■ Instructions to follow: Reproduce, character for character, the lines below from the first through the one with "const center = (yr)". Leave pictures out.

■ Supplied data:
* * *

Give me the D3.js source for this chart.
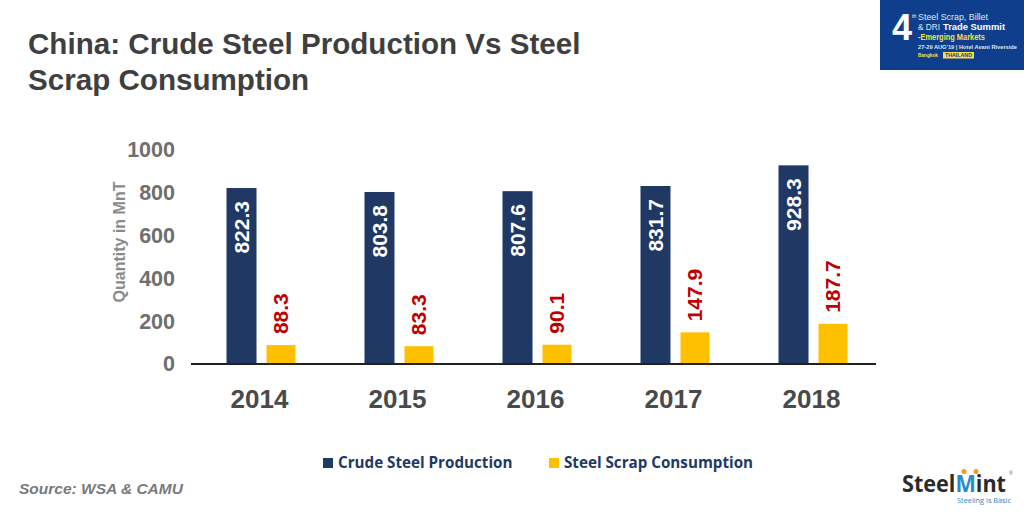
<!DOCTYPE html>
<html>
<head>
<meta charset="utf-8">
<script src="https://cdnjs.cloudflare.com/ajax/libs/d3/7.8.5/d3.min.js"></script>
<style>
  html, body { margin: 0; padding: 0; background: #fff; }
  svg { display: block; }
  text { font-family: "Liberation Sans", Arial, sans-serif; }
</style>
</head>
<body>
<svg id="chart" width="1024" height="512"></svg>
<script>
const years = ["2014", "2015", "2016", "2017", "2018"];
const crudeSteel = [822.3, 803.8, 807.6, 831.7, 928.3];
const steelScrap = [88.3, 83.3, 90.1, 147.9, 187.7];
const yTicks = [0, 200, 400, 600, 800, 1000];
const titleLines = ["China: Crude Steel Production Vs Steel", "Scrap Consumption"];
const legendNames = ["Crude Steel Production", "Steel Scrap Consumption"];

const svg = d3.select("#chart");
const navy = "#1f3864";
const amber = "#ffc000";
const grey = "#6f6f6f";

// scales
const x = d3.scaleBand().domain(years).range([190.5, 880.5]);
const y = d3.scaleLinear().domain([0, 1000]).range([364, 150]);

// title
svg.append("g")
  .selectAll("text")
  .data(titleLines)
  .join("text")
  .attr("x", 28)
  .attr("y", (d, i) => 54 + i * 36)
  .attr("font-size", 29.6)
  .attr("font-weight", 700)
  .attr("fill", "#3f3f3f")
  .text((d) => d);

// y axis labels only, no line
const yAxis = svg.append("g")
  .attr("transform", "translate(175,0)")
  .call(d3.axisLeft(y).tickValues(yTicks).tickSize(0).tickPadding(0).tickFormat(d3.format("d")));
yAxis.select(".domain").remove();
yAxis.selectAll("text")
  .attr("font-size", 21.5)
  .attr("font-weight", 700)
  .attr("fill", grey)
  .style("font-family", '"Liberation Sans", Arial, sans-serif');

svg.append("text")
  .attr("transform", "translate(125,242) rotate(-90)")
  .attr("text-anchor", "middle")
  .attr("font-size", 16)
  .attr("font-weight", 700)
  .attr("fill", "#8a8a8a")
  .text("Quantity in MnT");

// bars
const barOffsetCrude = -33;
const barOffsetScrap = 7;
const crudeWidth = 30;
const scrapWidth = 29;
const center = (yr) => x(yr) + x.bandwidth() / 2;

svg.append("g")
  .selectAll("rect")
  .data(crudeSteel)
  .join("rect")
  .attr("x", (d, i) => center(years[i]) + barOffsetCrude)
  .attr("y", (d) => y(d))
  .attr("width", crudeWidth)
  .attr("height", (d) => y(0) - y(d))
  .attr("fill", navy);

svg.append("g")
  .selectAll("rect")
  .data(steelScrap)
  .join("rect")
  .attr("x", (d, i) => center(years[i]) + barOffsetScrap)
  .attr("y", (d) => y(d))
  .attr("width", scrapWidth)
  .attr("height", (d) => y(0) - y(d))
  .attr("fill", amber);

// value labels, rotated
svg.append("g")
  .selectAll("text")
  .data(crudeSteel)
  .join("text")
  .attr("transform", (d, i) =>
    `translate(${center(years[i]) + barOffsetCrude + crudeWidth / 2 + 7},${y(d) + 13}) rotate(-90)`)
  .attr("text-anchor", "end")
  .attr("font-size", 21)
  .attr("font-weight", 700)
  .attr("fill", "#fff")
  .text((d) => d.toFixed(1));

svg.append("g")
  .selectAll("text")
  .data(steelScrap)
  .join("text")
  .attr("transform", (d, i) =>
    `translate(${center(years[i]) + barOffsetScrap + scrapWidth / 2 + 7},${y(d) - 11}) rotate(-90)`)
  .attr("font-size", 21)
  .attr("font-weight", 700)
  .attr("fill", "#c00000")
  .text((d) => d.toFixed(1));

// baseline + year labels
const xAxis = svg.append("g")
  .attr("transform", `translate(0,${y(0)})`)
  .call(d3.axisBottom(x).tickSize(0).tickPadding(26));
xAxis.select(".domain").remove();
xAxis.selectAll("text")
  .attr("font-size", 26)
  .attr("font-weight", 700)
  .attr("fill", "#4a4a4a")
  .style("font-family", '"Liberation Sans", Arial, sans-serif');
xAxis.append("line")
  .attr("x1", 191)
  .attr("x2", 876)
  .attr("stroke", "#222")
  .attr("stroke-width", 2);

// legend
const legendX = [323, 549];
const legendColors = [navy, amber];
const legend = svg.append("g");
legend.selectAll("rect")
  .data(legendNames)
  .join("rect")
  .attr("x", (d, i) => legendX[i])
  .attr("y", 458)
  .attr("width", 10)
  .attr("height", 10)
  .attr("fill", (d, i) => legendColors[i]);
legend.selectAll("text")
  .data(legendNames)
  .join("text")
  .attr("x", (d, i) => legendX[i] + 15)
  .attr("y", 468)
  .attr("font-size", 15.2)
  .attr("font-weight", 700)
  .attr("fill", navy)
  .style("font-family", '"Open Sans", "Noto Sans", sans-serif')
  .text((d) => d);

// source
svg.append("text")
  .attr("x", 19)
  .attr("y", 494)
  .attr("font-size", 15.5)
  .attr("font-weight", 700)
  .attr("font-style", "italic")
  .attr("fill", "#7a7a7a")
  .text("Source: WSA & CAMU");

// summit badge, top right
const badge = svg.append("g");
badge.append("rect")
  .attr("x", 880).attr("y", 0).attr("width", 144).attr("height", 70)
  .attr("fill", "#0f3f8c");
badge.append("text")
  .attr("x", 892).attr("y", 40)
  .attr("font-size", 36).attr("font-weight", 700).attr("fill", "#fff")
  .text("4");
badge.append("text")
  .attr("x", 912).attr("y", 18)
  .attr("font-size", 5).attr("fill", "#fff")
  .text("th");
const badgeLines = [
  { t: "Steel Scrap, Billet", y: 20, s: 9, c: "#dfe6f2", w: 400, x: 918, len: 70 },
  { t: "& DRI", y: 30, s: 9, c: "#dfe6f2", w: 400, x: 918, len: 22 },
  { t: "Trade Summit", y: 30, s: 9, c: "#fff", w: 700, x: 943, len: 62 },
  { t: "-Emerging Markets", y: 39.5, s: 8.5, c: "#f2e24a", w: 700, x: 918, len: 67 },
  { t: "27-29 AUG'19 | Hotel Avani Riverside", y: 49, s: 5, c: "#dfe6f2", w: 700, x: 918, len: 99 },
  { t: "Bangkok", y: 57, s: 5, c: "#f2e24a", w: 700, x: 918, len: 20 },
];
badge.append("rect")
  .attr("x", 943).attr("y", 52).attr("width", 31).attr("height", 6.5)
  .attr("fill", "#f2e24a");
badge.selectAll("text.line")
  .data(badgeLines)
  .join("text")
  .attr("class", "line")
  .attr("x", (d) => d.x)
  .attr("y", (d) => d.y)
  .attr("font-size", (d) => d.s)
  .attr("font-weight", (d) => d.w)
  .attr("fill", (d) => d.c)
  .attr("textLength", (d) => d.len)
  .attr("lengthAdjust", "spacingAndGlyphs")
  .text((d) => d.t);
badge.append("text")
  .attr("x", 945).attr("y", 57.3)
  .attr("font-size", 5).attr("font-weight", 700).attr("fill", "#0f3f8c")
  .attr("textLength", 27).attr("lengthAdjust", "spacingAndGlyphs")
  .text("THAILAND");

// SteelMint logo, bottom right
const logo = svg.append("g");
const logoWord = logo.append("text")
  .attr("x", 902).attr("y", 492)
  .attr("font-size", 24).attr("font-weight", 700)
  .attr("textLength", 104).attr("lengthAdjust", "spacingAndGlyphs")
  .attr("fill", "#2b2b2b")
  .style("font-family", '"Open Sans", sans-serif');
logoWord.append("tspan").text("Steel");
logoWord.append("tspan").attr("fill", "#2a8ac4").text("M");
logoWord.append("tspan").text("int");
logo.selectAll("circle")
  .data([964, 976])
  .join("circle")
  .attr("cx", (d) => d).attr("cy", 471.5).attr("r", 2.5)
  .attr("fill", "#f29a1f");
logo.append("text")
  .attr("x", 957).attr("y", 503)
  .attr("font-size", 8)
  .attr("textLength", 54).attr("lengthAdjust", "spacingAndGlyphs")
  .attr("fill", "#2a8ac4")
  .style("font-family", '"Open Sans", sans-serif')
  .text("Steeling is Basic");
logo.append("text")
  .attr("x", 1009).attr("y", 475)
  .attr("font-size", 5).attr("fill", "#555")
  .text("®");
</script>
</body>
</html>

* * *

■ Task result:
Give me the D3.js source for this chart.
<!DOCTYPE html>
<html>
<head>
<meta charset="utf-8">
<script src="https://cdnjs.cloudflare.com/ajax/libs/d3/7.8.5/d3.min.js"></script>
<style>
  html, body { margin: 0; padding: 0; background: #fff; }
  svg { display: block; }
  text { font-family: "Liberation Sans", Arial, sans-serif; }
</style>
</head>
<body>
<svg id="chart" width="1024" height="512"></svg>
<script>
const years = ["2014", "2015", "2016", "2017", "2018"];
const crudeSteel = [822.3, 803.8, 807.6, 831.7, 928.3];
const steelScrap = [88.3, 83.3, 90.1, 147.9, 187.7];
const yTicks = [0, 200, 400, 600, 800, 1000];
const titleLines = ["China: Crude Steel Production Vs Steel", "Scrap Consumption"];
const legendNames = ["Crude Steel Production", "Steel Scrap Consumption"];

const svg = d3.select("#chart");
const navy = "#1f3864";
const amber = "#ffc000";
const grey = "#6f6f6f";

// scales
const x = d3.scaleBand().domain(years).range([190.5, 880.5]);
const y = d3.scaleLinear().domain([0, 1000]).range([364, 150]);

// title
svg.append("g")
  .selectAll("text")
  .data(titleLines)
  .join("text")
  .attr("x", 28)
  .attr("y", (d, i) => 54 + i * 36)
  .attr("font-size", 29.6)
  .attr("font-weight", 700)
  .attr("fill", "#3f3f3f")
  .text((d) => d);

// y axis labels only, no line
const yAxis = svg.append("g")
  .attr("transform", "translate(175,0)")
  .call(d3.axisLeft(y).tickValues(yTicks).tickSize(0).tickPadding(0).tickFormat(d3.format("d")));
yAxis.select(".domain").remove();
yAxis.selectAll("text")
  .attr("font-size", 21.5)
  .attr("font-weight", 700)
  .attr("fill", grey)
  .style("font-family", '"Liberation Sans", Arial, sans-serif');

svg.append("text")
  .attr("transform", "translate(125,242) rotate(-90)")
  .attr("text-anchor", "middle")
  .attr("font-size", 16)
  .attr("font-weight", 700)
  .attr("fill", "#8a8a8a")
  .text("Quantity in MnT");

// bars
const barOffsetCrude = -33;
const barOffsetScrap = 7;
const crudeWidth = 30;
const scrapWidth = 29;
const center = (yr) => x(yr) + x.bandwidth() / 2;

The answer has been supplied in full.